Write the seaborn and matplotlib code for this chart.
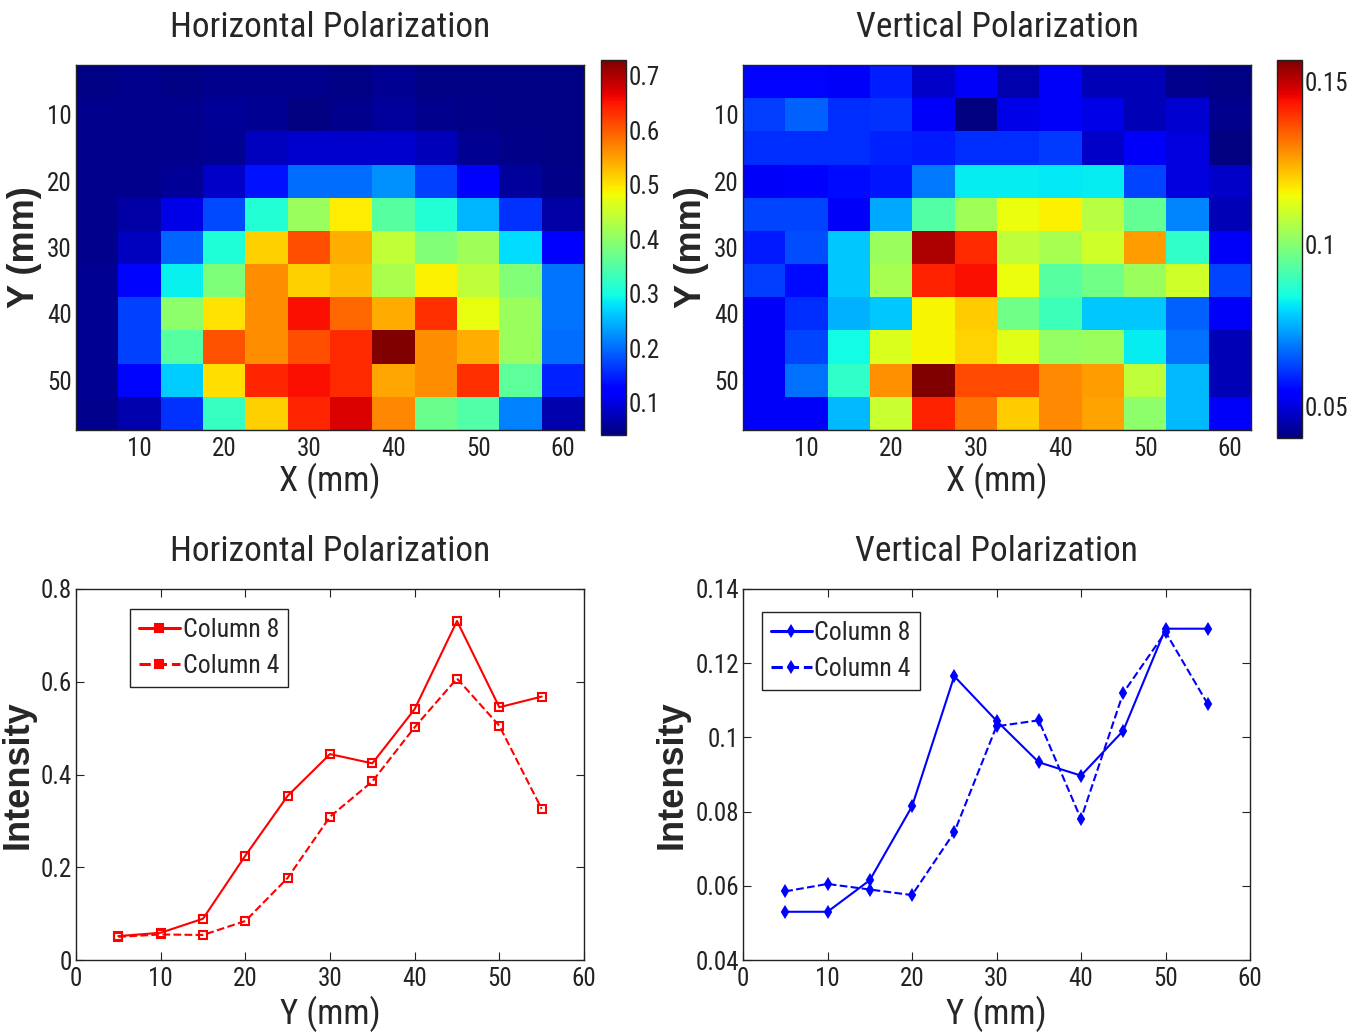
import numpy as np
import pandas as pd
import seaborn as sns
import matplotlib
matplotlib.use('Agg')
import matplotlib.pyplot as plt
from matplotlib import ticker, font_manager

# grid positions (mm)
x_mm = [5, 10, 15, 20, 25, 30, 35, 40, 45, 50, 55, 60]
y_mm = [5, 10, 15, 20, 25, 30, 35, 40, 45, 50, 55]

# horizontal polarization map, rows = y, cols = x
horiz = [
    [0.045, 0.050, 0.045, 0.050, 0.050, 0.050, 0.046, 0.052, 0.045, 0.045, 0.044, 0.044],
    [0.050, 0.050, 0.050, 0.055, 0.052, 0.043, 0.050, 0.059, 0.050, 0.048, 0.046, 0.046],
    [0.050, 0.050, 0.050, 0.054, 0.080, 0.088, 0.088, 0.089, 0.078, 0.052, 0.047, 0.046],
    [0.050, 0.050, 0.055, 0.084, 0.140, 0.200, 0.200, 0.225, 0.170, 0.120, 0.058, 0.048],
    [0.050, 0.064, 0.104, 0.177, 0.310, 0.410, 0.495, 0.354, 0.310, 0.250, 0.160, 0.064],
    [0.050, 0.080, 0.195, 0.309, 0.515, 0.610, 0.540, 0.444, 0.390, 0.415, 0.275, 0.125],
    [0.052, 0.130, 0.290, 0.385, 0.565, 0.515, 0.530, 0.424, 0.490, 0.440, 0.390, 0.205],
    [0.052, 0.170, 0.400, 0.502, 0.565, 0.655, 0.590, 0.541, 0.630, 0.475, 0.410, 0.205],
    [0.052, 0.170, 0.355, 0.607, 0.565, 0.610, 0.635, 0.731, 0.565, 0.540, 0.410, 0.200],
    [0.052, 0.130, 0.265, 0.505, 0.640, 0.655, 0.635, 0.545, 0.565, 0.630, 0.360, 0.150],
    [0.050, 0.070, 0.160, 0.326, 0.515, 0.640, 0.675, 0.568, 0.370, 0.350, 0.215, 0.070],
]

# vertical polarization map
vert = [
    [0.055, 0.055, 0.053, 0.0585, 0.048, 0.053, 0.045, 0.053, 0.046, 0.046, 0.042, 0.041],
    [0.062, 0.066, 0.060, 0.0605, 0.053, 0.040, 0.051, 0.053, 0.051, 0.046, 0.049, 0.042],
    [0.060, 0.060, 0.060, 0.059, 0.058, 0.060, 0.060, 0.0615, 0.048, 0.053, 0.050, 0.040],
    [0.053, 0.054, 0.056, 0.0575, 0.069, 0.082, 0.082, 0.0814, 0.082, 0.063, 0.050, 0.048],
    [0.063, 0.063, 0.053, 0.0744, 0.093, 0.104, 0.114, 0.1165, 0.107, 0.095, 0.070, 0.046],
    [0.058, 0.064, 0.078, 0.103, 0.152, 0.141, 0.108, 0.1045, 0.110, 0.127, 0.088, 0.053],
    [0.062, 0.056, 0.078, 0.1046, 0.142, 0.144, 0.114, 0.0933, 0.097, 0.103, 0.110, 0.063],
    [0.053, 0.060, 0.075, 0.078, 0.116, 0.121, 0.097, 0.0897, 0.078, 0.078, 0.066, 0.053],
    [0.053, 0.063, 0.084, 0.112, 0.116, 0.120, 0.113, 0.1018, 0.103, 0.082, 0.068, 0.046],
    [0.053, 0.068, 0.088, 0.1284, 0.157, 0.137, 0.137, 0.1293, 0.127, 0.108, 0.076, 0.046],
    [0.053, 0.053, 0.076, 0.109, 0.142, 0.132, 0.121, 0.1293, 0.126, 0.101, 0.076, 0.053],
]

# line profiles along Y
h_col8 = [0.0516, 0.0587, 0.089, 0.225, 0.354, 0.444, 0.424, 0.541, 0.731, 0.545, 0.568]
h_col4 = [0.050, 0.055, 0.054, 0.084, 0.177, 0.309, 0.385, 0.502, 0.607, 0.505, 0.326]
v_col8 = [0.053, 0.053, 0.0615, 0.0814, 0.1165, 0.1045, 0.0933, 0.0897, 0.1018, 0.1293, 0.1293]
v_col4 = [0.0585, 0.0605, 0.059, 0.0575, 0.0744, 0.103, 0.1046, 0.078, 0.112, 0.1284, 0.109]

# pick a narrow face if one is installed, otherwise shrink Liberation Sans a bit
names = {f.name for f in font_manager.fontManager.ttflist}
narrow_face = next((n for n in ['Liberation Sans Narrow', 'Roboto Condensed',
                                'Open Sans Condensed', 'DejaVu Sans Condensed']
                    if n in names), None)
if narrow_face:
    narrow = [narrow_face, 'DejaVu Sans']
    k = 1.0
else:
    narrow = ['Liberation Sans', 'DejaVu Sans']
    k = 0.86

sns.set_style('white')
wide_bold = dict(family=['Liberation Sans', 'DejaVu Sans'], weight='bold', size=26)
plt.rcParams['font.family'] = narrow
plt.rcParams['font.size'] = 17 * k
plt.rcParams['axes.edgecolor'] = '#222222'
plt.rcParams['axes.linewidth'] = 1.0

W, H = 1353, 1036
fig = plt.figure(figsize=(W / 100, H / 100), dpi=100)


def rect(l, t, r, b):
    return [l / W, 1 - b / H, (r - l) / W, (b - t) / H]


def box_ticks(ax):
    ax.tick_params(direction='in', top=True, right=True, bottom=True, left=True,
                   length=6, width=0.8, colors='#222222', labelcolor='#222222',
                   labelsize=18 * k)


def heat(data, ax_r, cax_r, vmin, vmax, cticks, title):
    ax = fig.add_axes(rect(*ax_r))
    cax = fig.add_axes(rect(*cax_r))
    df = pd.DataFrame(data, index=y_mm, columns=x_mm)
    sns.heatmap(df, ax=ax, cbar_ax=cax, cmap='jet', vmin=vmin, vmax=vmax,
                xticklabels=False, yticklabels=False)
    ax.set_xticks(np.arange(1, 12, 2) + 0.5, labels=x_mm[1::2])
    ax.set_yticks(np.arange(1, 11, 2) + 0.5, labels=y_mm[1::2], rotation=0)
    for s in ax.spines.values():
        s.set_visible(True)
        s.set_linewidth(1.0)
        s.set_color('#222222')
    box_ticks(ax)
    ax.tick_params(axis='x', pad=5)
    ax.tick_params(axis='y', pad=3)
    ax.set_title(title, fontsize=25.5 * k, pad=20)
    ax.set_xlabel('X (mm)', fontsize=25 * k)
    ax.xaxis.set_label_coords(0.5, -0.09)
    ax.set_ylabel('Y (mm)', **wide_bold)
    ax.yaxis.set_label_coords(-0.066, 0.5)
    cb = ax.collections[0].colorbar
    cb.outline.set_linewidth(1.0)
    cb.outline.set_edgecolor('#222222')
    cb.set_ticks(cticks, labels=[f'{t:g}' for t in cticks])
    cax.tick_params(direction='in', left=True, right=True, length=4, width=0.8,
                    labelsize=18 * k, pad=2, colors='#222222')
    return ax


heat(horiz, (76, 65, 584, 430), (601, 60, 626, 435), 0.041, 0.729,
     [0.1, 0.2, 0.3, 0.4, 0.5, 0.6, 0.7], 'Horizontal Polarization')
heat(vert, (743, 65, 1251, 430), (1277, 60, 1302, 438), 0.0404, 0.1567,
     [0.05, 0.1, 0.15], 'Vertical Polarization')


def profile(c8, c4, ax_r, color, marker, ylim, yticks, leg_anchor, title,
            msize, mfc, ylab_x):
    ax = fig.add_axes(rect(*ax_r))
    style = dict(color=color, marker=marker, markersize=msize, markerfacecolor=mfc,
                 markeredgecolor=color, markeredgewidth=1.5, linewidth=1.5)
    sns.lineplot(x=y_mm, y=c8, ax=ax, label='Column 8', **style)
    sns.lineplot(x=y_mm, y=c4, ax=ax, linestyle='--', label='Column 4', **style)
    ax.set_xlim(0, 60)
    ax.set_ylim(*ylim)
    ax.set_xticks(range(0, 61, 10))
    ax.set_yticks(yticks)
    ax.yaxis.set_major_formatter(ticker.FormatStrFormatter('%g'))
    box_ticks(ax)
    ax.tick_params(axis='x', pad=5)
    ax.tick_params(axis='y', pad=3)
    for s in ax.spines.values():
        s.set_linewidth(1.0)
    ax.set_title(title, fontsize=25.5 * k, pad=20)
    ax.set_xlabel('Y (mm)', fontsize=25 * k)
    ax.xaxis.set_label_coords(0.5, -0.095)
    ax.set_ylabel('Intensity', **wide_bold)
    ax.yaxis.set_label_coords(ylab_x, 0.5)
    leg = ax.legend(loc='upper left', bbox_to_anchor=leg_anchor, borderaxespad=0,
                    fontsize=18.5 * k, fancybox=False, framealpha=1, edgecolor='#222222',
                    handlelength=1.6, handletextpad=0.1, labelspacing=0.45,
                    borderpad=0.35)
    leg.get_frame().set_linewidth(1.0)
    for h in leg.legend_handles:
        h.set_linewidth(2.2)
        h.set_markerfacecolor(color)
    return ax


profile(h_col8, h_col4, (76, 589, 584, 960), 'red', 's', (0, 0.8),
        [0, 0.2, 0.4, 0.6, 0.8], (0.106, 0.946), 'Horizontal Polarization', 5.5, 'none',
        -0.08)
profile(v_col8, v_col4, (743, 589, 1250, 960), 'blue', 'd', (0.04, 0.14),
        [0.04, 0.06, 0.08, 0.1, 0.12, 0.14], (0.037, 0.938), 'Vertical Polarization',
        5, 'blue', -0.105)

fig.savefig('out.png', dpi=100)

** Task objective **
Pictures excluded, repeat exactly the lines from the top of the material through the line with "45, 50, 55]", including both of those lines.

** Exercise output **
Write the seaborn and matplotlib code for this chart.
import numpy as np
import pandas as pd
import seaborn as sns
import matplotlib
matplotlib.use('Agg')
import matplotlib.pyplot as plt
from matplotlib import ticker, font_manager

# grid positions (mm)
x_mm = [5, 10, 15, 20, 25, 30, 35, 40, 45, 50, 55, 60]
y_mm = [5, 10, 15, 20, 25, 30, 35, 40, 45, 50, 55]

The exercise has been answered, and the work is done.